A neighbour just sent me these wonderful photos of the Waskasoo neighbourhood, curated by Red Deer and District Archives. These are quite large images, so click on each one to see more detail.

waskasoo motor drive
Not sure where this was taken but I suspect it is somewhere along our street, Waskasoo Crescent. There seems to be much more poplar than there is now.
early waskasoo crescent
A very early photo of Waskasoo Crescent, predating paved roads and even concrete sidewalks! I don’t know quite where this house was, but it no longer exists.
looking west
This is an aerial view looking west over Waskasoo, probably taken during World War II. The long buildings to the right are army barracks and other military buildings. In the centre, married quarters (some still under construction) which still form a large part of our community. In the foreground are two square buildings. I think the closer one is the present day Memorial Centre. The agricultural land across the river is now a light industrial park.
looking east
This aerial photo, looking northeast, also probably dates to WWII. The arc of Waskasoo Crescent is in the foreground. One house on Waskasoo is almost  completely ringed with mature spruce. Our house was built on the right hand (south) side of this lot and three of those trees still survive in our front yard.  At the upper right corner is First Gaetz Lake, an oxbow lake created by the meanders of Red Deer River (left side).
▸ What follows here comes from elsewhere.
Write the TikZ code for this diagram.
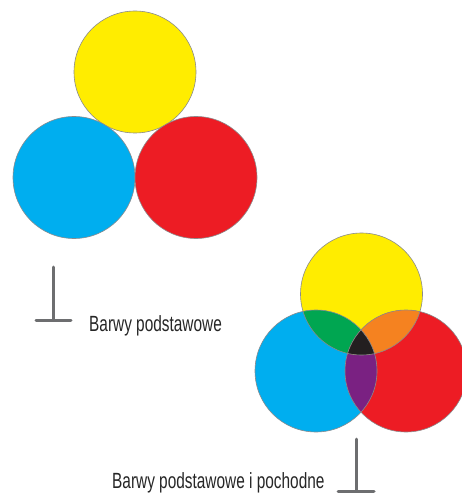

It’s now part of a migratory bird  preserve. Much of the bare plain between the lake and the river is now treed. Nothing remains of the military camp except the small houses east of Waskasoo Crescent.
confluence
This is perhaps my favorite photo of the set, shot near dusk looking west over the confluence of Waskasoo Creek and the Red Deer River, and quite close to our house. The exact merging of these two bodies of water has changed significantly since this photo was taken some eighty years ago or so and there is now a small footbridge over the creek at this point.  I first saw this photo on the cover of Aspenland II: On Women’s Lives and Work in Central Alberta, edited by  my friend David Ridley.